A 2016 presidential memorandum, Promoting Diversity and Inclusion in the National Security Workforce, states: “Promoting diversity and inclusion within the national security workforce must be a joint effort and requires engagement by senior leadership, managers, and the entire workforce, as well as effective collaboration among those responsible for human resources, equal employment opportunity, and diversity and inclusion issues.”

This is in line with Goal Area 2 in the DLA Strategic Plan: “Hire, develop, and retain a high-performing, valued, resilient, and accountable workforce that delivers sustained mission excellence. DLA will foster an environment that unlocks the full potential of our workforce, enabling them to achieve peak performance and meet future challenges. We will continue to attract and hire highly-talented individuals, further develop their competencies and resilience, and cultivate and retain the next generation of diverse leaders and workforce to advance DLA into the future.”
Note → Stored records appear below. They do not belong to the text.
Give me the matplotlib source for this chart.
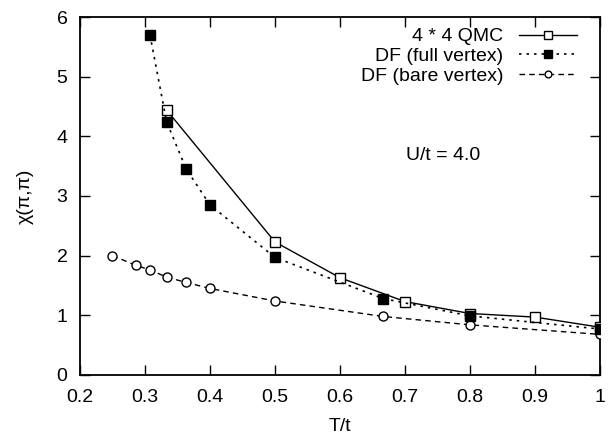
import numpy as np
import matplotlib.pyplot as plt

plt.rcParams['font.family'] = ['Liberation Sans', 'DejaVu Sans']

# 4x4 QMC
t_qmc = [1/3, 0.5, 0.6, 0.7, 0.8, 0.9, 1.0]
chi_qmc = [4.44, 2.23, 1.63, 1.23, 1.03, 0.97, 0.80]

# DF full vertex
t_full = [0.3077, 1/3, 0.3636, 0.4, 0.5, 0.6667, 0.8, 1.0]
chi_full = [5.70, 4.24, 3.45, 2.85, 1.97, 1.28, 0.99, 0.77]

# DF bare vertex
t_bare = [0.25, 0.2857, 0.3077, 1/3, 0.3636, 0.4, 0.5, 0.6667, 0.8, 1.0]
chi_bare = [2.00, 1.84, 1.76, 1.64, 1.55, 1.45, 1.24, 0.98, 0.84, 0.68]

fig = plt.figure(figsize=(6.15, 4.36), dpi=100)
ax = fig.add_axes([0.130, 0.140, 0.8456, 0.821])

ax.plot(t_qmc, chi_qmc, color='black', linestyle='-', linewidth=1,
        marker='s', markersize=7, markerfacecolor='white', markeredgecolor='black',
        markeredgewidth=1, label='4 * 4 QMC', zorder=3)
ax.plot(t_full, chi_full, color='black', linestyle=(0, (1.5, 3)), linewidth=1.2,
        marker='s', markersize=7, markerfacecolor='black', markeredgecolor='black',
        label='DF (full vertex)', zorder=4)
ax.plot(t_bare, chi_bare, color='black', linestyle=(0, (4, 3)), linewidth=1,
        marker='o', markersize=6.5, markerfacecolor='white', markeredgecolor='black',
        markeredgewidth=1, label='DF (bare vertex)', zorder=3)

ax.set_xlim(0.2, 1.0)
ax.set_ylim(0, 6)
ax.set_xticks([0.2, 0.3, 0.4, 0.5, 0.6, 0.7, 0.8, 0.9, 1.0])
ax.set_xticklabels(['0.2', '0.3', '0.4', '0.5', '0.6', '0.7', '0.8', '0.9', '1'])
ax.set_yticks([0, 1, 2, 3, 4, 5, 6])
ax.tick_params(direction='in', top=True, right=True, length=7, width=1,
               labelsize=14)
ax.tick_params(axis='x', pad=10)
ax.tick_params(axis='y', pad=9)
for s in ax.spines.values():
    s.set_linewidth(1.3)

ax.set_xlabel('T/t', fontsize=14, labelpad=9)
ax.set_ylabel('χ(π,π)', fontsize=14, labelpad=16)

ax.text(0.758, 3.68, 'U/t = 4.0', fontsize=14, ha='center', va='center')

ax.legend(loc='upper right', frameon=False, markerfirst=False, fontsize=14,
          handlelength=3, handletextpad=0.8, labelspacing=0.12, markerscale=0.75,
          borderpad=0, borderaxespad=0, bbox_to_anchor=(0.956, 0.97))

fig.savefig('out.png', dpi=100)
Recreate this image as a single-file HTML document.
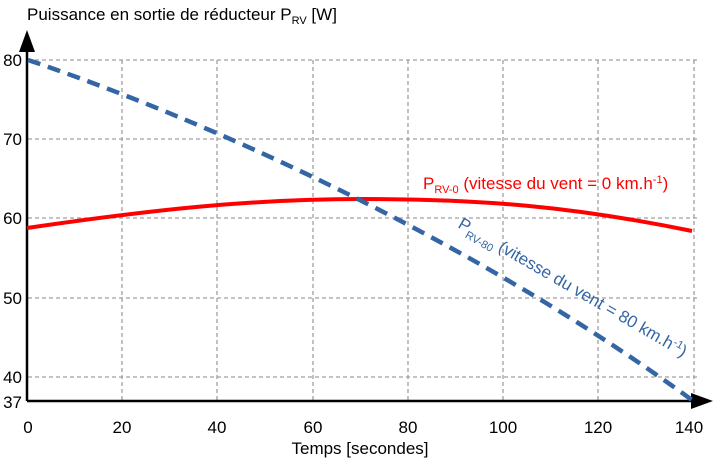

In the following brief videos, your co-workers talk about diversity and inclusion:

  • You Are the Manager” encourages managers to build teams with different backgrounds, ensure training is available equally to all, and to solicit and consider feedback and ideas from all team members.
  • Our Differences Are Our Strengths” emphasizes the importance of valuing differences in building an atmosphere of creativity and innovation.
  • Black and White” looks at how different backgrounds and personalities can make a team stronger by bringing an array of solutions to problems.

Diversity and inclusion make us more resilient and optimize our performance. That’s the DLA way.